With the planning board not prepared to make a decision, attorney Paul Gougelman suggested that staff meet with the applicants about finding the right track for their projects and explaining the hurdles they might face.
Following the board's meeting, Issler emailed fellow Planning Board members and the City Council his thoughts about the projects.
With a subject line, "The Sharks are Circling," Issler wrote that Marco Island was "under attack by those wanting to drain the last bit of money out of what our Island has to offer."
"All the reasons and excuses they tried to use to justify the LDC changes they could have used in PUD applications," Issler wrote. "But, as our colleague and friend, Joe Rola, so aptly pointed out during the meeting, if we were to pass any changes to the LDC on this subject, it could apply to other parcels and as Eric pointed out, could even apply to other uses."
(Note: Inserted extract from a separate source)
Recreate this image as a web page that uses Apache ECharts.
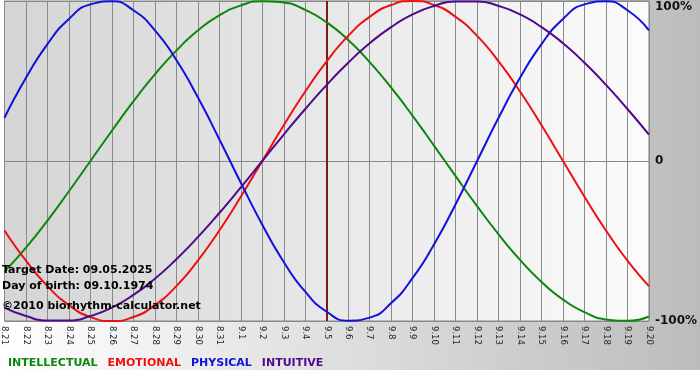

Issler called an assisted living facility a necessity for Marco Island and expressed a willingness to permit the use of the NCH property but not through amending the land development code.
"We, as the Planning Board need to be strong and represent all the citizens of Marco Island," Issler wrote. "We cannot let Developers come in and just build out properties as they wish for the benefit of their financial backers. I guarantee that if we allow 12 units per acre for the NCH property, it will be built."
Although there was some push-back from members of the planning board, Chancey said those were the only negative comments they've heard thus far though there is a timeline they must meet for the project to move forward.
"We feel confident we're going to get it," Chancey said. "We just have to go through the proper route to get it done. If it can't be done by January, the contract goes away."